Kein Zufall, dass mit Villazóns Wechsel von EMI zur Deutschen Grammophon auch seine Partner seiner Projekte in Alter Musik wechseln, schliesslich stand der Exklusivvertrag lange auch CD-Projekten mit dem «Operntraumpaar» Villazón-Netrebko im Weg.

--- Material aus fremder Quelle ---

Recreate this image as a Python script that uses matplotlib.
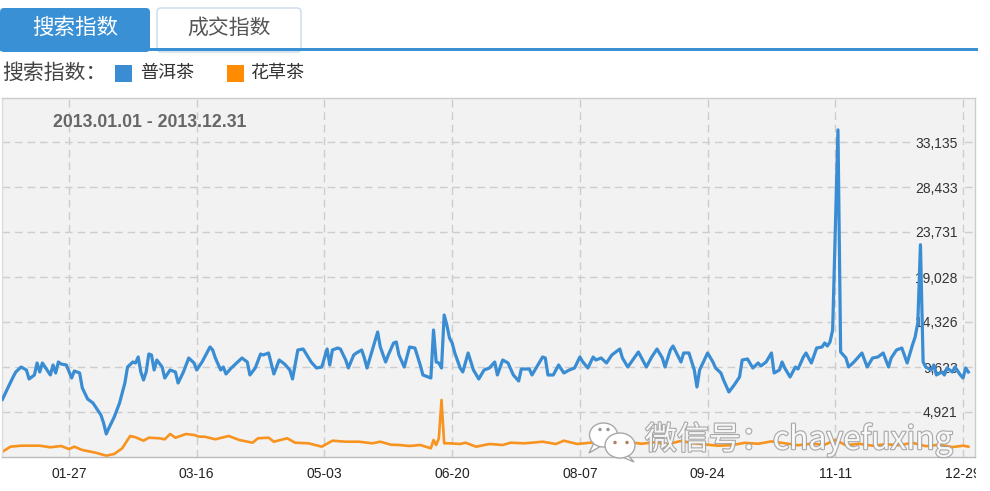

massiv. Rolando Villazón hat von diesem Hype, der noch in diesem Jahr Puccinis «La Bohème» auch zum Kinoerfolg machen soll, zweifelsohne massiv profitiert, er hat aber auch die Zwangspause verursacht, als im letzten Sommer stimmlich einfach nichts mehr ging. Jetzt tritt er etwas kürzer. Statt von Otello spricht er nun von Händel-Arien. Die Repertoire-Kurve von Kaufmann verläuft genau umgekehrt. Als Einspringer für Villazón angefragt, verweigerte er sich letzten Sommer allerdings: Seine eigenen Projekte gingen vor.

Auf «Cielo e Mar» singt Villazón vor allem wenig bekannte italienische Arien des 19. Jahrhunderts, die auf der Bühne ausserhalb seiner dramatischen Reichweite liegen. Sein Gestaltungswille und seine Intensität machen das wie auf der Bühne grossteils wett, doch an die Eleganz und Feinheit seiner Aufnahme mit französischen Arien kommt «Cielo e Mar» nicht heran.
Ganz anders bei Kaufmann. Auf seinen «Romantic Arias» fehlt Mozart, den er nach wie vor als wichtigen Pfeiler seines Repertoires bezeichnet, ganz. Dafür beweist er die Breite seines Repertoires zwischen «Traviata», «Carmen» und «Meistersingern». Während die Begleitung damit sträflich eintönig umgeht, findet Kaufmann jeweils den spezifischen Ton. Eindrücklich, wie er in «E lucevan le stelle» («Tosca») oder Don Josés «Blumenarie» («Carmen») ins Piano zurückgeht oder wie er Walther von Stoltzing und «Freischütz»-Max belcantisiert. Letzterer bleibt insgesamt trotzdem wenig profiliert - die Ausnahme dieser Aufnahme.

kompetitiv. Villazón und Kaufmann stehen im medialen Schaufenster - männliche Galionsfiguren des momentanen Opernbooms. Ihre Compact Discs sind dafür unverzichtbar und brachten es im Falle Kaufmanns gar in die deutsche MTV-Hitparade (immerhin Platz 37). Eindrücklicher sind die beiden Tenöre allerdings auf der Bühne, wo sie beide ihre Qualitäten als engagierte und überlegte Sänger-Darsteller ausspielen können. Für Villazón muss man dafür nach Salzburg, Paris oder Berlin fahren, Kaufmann singt ab Juni am Zürcher Opernhaus den Don José.
> Jonas Kaufmann: «Romantic Arias». Decca/Universal.
> Rolando Villazón: «Cielo e Mar». DG/Universal.